LC: You had initially worked with Bitmark and Tezos’ people on the Tezos blockchain and then you introduced Ethereum post-merge.
CR: We started on the Bitmark chain because it wasn’t tied to a cryptocurrency. With Feral File, we believed deeply in blockchains, always have, dating back a decade, give or take, to when we launched. Everything was more traditional payments. Instead of having our own blockchain, we needed to be more distributed, to be really agnostic with that technology. Tezos was the first choice. Ethereum post-merge was the second choice. Early on, the collectors felt that we needed to start accepting cryptocurrency. So we built that in.
We built a bridge between Bitmark to Ethereum as a result of what we needed to do. Basically, we want the artists who want to mint on Tezos to be able to do that. We want the artists who want to mint on Ethereum to be able to do that. We want to be artist-focused in how we make technology decisions. Early 2020 was the most difficult time in this community of digital art. People who’d known each other for decades all of a sudden were enemies, fighting publicly with each other over the environmental issues around different chains. The reason people went to Tezos was out of environmental concerns. I went to Tezos for the same reason. Now that the merge has happened, we feel like our community is the place to be right now.
LC: Do you think that there’s a correlation between certain work and certain blockchains? Do you find that, say, Tezos artists are more inclined to do certain kinds of projects or exhibit a certain style as opposed to Ethereum artists? Or is it, as you said, relatively agnostic?
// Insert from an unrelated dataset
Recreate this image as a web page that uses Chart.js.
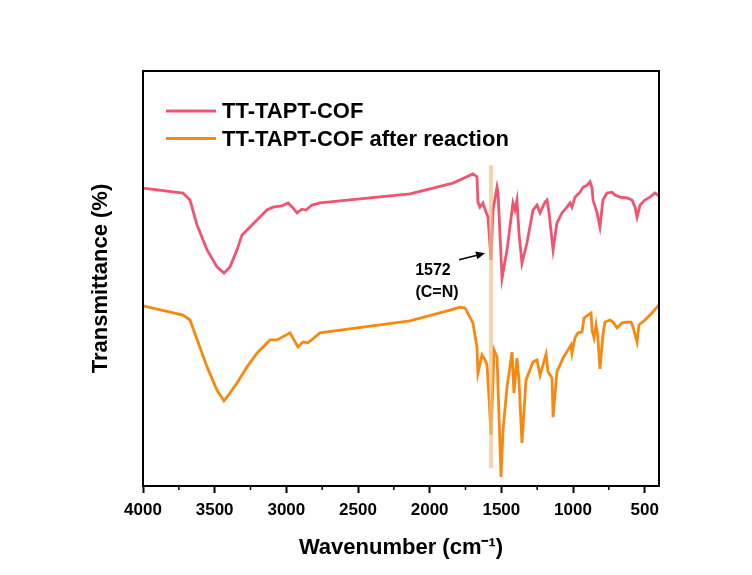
<!DOCTYPE html>
<html>
<head>
<meta charset="utf-8">
<script src="https://cdn.jsdelivr.net/npm/chart.js@4.4.1/dist/chart.umd.min.js"></script>
<style>
  html, body { margin: 0; padding: 0; background: #ffffff; }
  canvas { display: block; }
</style>
</head>
<body>
<canvas id="c" width="752" height="575"></canvas>
<script>
// ---- data (wavenumber in cm^-1, transmittance in arbitrary %) ----
const SERIES_LABELS = ['TT-TAPT-COF', 'TT-TAPT-COF after reaction'];

const PINK_WN = [4000, 3721, 3672, 3623, 3553, 3484, 3435, 3393, 3344, 3309, 3274, 3205, 3135, 3093, 3030, 2988, 2953, 2926, 2891, 2863, 2821, 2765, 2137, 1977, 1837, 1698, 1670, 1663, 1649, 1628, 1607, 1593, 1572, 1558, 1530, 1523, 1495, 1460, 1419, 1405, 1391, 1377, 1356, 1321, 1279, 1251, 1230, 1195, 1181, 1167, 1139, 1112, 1077, 1042, 1021, 1007, 986, 951, 930, 902, 881, 867, 860, 832, 812, 791, 763, 728, 707, 672, 623, 588, 567, 553, 532, 498, 463, 428, 407, 400];
const PINK_T  = [71.8, 70.6, 68.9, 62.9, 56.9, 52.8, 51.3, 52.8, 56.9, 60.5, 61.7, 64.1, 66.5, 67.2, 67.5, 68.2, 67.0, 65.8, 66.7, 66.5, 67.7, 68.2, 70.4, 71.8, 73.0, 75.2, 74.5, 68.4, 67.2, 68.2, 66.0, 64.8, 54.5, 66.5, 72.0, 70.6, 50.1, 56.9, 68.2, 66.5, 68.9, 61.0, 53.7, 58.6, 66.5, 67.7, 65.8, 68.4, 68.9, 65.8, 56.9, 63.4, 65.8, 67.2, 68.2, 67.2, 69.6, 70.8, 72.0, 72.5, 73.3, 71.8, 68.9, 65.8, 62.4, 68.9, 70.6, 70.8, 70.1, 69.6, 69.4, 68.9, 67.2, 64.8, 67.7, 68.9, 69.6, 70.6, 70.1, 70.1];

const ORANGE_WN = [4000, 3721, 3672, 3553, 3484, 3435, 3393, 3344, 3274, 3205, 3114, 3065, 2974, 2919, 2884, 2849, 2765, 2137, 1858, 1788, 1753, 1698, 1670, 1663, 1635, 1614, 1600, 1586, 1572, 1558, 1551, 1530, 1502, 1488, 1460, 1425, 1412, 1391, 1377, 1356, 1328, 1279, 1251, 1230, 1209, 1188, 1174, 1146, 1139, 1112, 1070, 1035, 1014, 1007, 986, 965, 937, 923, 895, 874, 867, 853, 839, 826, 812, 791, 777, 742, 721, 693, 658, 623, 595, 581, 553, 540, 498, 449, 414, 400];
const ORANGE_T  = [43.4, 41.2, 40.0, 28.7, 23.1, 20.5, 22.4, 24.8, 28.7, 32.0, 35.2, 35.2, 36.9, 33.5, 34.7, 34.5, 36.9, 39.8, 42.4, 43.1, 42.9, 39.3, 33.5, 27.2, 31.6, 30.4, 29.2, 21.4, 12.3, 25.5, 32.8, 31.1, 2.2, 13.5, 23.9, 32.3, 22.4, 30.8, 25.5, 10.4, 25.5, 29.9, 30.4, 26.7, 29.2, 31.8, 27.5, 26.0, 16.6, 27.5, 30.8, 32.8, 34.0, 32.0, 35.7, 36.9, 37.1, 40.5, 41.2, 41.7, 37.6, 35.7, 38.8, 35.7, 28.2, 36.4, 39.5, 40.0, 39.5, 38.1, 39.3, 39.5, 39.5, 38.3, 34.7, 38.8, 40.0, 41.7, 43.1, 43.6];

// highlighted band (C=N at 1572 cm^-1)
const BAND_WN = [1572, 1572];
const BAND_T  = [4.3, 77.3];

// annotation arrow and text
const ARROW_WN = [1795, 1614];
const ARROW_T  = [54.5, 56.1];
const NOTE_TEXT = ['1572', '(C=N)'];
const NOTE_WN = [1977, 1949];
const NOTE_T  = [52.0, 46.5];

const X_TICKS = [4000, 3500, 3000, 2500, 2000, 1500, 1000, 500];
const X_TICK_LABELS = ['4000', '3500', '3000', '2500', '2000', '1500', '1000', '500'];
const X_MINOR = [3750, 3250, 2750, 2250, 1750, 1250, 750];

const PINK = 'rgb(240,84,112)';
const ORANGE = 'rgb(247,137,16)';
const FONT = "'Liberation Sans', Arial, Helvetica, sans-serif";

const toXY = (xs, ys) => xs.map((x, i) => ({ x: x, y: ys[i] }));

const framePlugin = {
  id: 'frame',
  afterDatasetsDraw(chart) {
    const { ctx, chartArea: a, scales } = chart;
    const xs = scales.x, ys = scales.y;
    ctx.save();
    // frame
    ctx.strokeStyle = '#000';
    ctx.lineWidth = 2;
    ctx.strokeRect(a.left, a.top, a.right - a.left, a.bottom - a.top);
    // minor ticks
    ctx.lineWidth = 1.5;
    X_MINOR.forEach(v => {
      const px = xs.getPixelForValue(v);
      ctx.beginPath();
      ctx.moveTo(px, a.bottom);
      ctx.lineTo(px, a.bottom + 4);
      ctx.stroke();
    });
    // arrow
    const x1 = xs.getPixelForValue(ARROW_WN[0]), y1 = ys.getPixelForValue(ARROW_T[0]);
    const x2 = xs.getPixelForValue(ARROW_WN[1]), y2 = ys.getPixelForValue(ARROW_T[1]);
    const ang = Math.atan2(y2 - y1, x2 - x1);
    ctx.strokeStyle = '#000';
    ctx.fillStyle = '#000';
    ctx.lineWidth = 1.5;
    ctx.beginPath();
    ctx.moveTo(x1, y1);
    ctx.lineTo(x2 - 6 * Math.cos(ang), y2 - 6 * Math.sin(ang));
    ctx.stroke();
    ctx.beginPath();
    ctx.moveTo(x2, y2);
    ctx.lineTo(x2 - 9 * Math.cos(ang) + 4 * Math.sin(ang), y2 - 9 * Math.sin(ang) - 4 * Math.cos(ang));
    ctx.lineTo(x2 - 9 * Math.cos(ang) - 4 * Math.sin(ang), y2 - 9 * Math.sin(ang) + 4 * Math.cos(ang));
    ctx.closePath();
    ctx.fill();
    // note text
    ctx.font = 'bold 16px ' + FONT;
    ctx.textAlign = 'center';
    ctx.textBaseline = 'middle';
    NOTE_TEXT.forEach((t, i) => {
      ctx.fillText(t, xs.getPixelForValue(NOTE_WN[i]), ys.getPixelForValue(NOTE_T[i]));
    });
    // legend
    const lx0 = 166, lx1 = 216, ly = [111, 138.5];
    const colors = [PINK, ORANGE];
    ctx.font = 'bold 22px ' + FONT;
    ctx.textAlign = 'left';
    SERIES_LABELS.forEach((lab, i) => {
      ctx.strokeStyle = colors[i];
      ctx.lineWidth = 3;
      ctx.beginPath();
      ctx.moveTo(lx0, ly[i]);
      ctx.lineTo(lx1, ly[i]);
      ctx.stroke();
      ctx.fillStyle = '#000';
      ctx.fillText(lab, 222, ly[i] + 1);
    });
    ctx.restore();
  }
};

new Chart(document.getElementById('c'), {
  type: 'line',
  data: {
    datasets: [
      {
        label: 'band',
        data: toXY(BAND_WN, BAND_T),
        borderColor: 'rgba(240,190,130,0.65)',
        borderWidth: 4,
        borderCapStyle: 'butt',
        pointRadius: 0
      },
      {
        label: SERIES_LABELS[0],
        data: toXY(PINK_WN, PINK_T),
        borderColor: PINK,
        borderWidth: 2.8,
        pointRadius: 0,
        tension: 0
      },
      {
        label: SERIES_LABELS[1],
        data: toXY(ORANGE_WN, ORANGE_T),
        borderColor: ORANGE,
        borderWidth: 2.8,
        pointRadius: 0,
        tension: 0
      }
    ]
  },
  options: {
    responsive: false,
    animation: false,
    events: [],
    layout: { padding: { top: 71, right: 93, left: 88, bottom: 10 } },
    plugins: { legend: { display: false }, tooltip: { enabled: false } },
    scales: {
      x: {
        type: 'linear',
        reverse: true,
        min: 400,
        max: 4000,
        afterBuildTicks: (s) => { s.ticks = X_TICKS.map(v => ({ value: v })); },
        afterFit: (s) => { s.height = 79; },
        border: { display: false },
        grid: { display: true, drawOnChartArea: false, drawTicks: true, tickLength: 7, tickWidth: 2, tickColor: '#000' },
        ticks: {
          color: '#000',
          font: { family: FONT, size: 17, weight: 'bold' },
          padding: 7,
          maxRotation: 0,
          autoSkip: false,
          callback: (v) => { const i = X_TICKS.indexOf(v); return i >= 0 ? X_TICK_LABELS[i] : ''; }
        },
        title: { display: true, text: 'Wavenumber (cm⁻¹)', color: '#000', font: { family: FONT, size: 22, weight: 'bold' }, padding: { top: 0, bottom: 4 } }
      },
      y: {
        type: 'linear',
        min: 0,
        max: 100,
        afterFit: (s) => { s.width = 55; },
        border: { display: false },
        grid: { display: false },
        ticks: { display: false },
        title: { display: true, text: 'Transmittance (%)', color: '#000', font: { family: FONT, size: 22, weight: 'bold' }, padding: 0 }
      }
    }
  },
  plugins: [framePlugin, {
    id: 'bg',
    beforeDraw(chart) {
      const c = chart.ctx;
      c.save(); c.fillStyle = '#fff'; c.fillRect(0, 0, chart.width, chart.height); c.restore();
    }
  }]
});
</script>
</body>
</html>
CR: Access has always been our priority. If we really want this to be truly global and open to people, we can’t have those fees. That’s what’s important about Tezos and continues to be a driving factor for artists working with Tezos and a part of the culture there. Another thing about the world of Tezos is the completely uncurated spaces. Anybody can mint anything at any time for a very low cost. Some of the founding Ethereum spaces are more restrictive. Zora always felt great in this regard—like a really good approach to the space.
LC: To close out, which fields in the decentralized landscape, or in general, do you feel Feral File has still yet to explore? What can we expect this year moving forward?
CR: In hindsight, when Feral File launched, it was very not decentralized. We had our blockchain that we were maintaining and we were holding custody over the NFTs. We didn’t have integration with crypto wallets. In 2022, we pushed our own infrastructure and technology to be more decentralized, more Web3. That’s what we’re continuing to do. This year is the first time we are following through with those values completely across the board with Feral File. We’re only a couple weeks away now from actually migrating everything from the Bitmark chain to Tezos and Ethereum. It’s going to be a massive process. We contacted all the artists asking which chain they want their work to migrate to.
Folks, once again, after this technical transition, will be able to focus on supporting artists. We have a wide range for every show or nearly every show. We’ve been building new modular features. Now when a curator comes to us and an artist comes to us, we are able to customize everything that they need. For example, now we can have one-of-one, highest bid auctions in a show, we can have an open edition, we can have fixed editions with a fixed price. It’s very flexible for artists and curators to frame and present the work in terms of editions, but also in terms of how they want to make that available to collectors.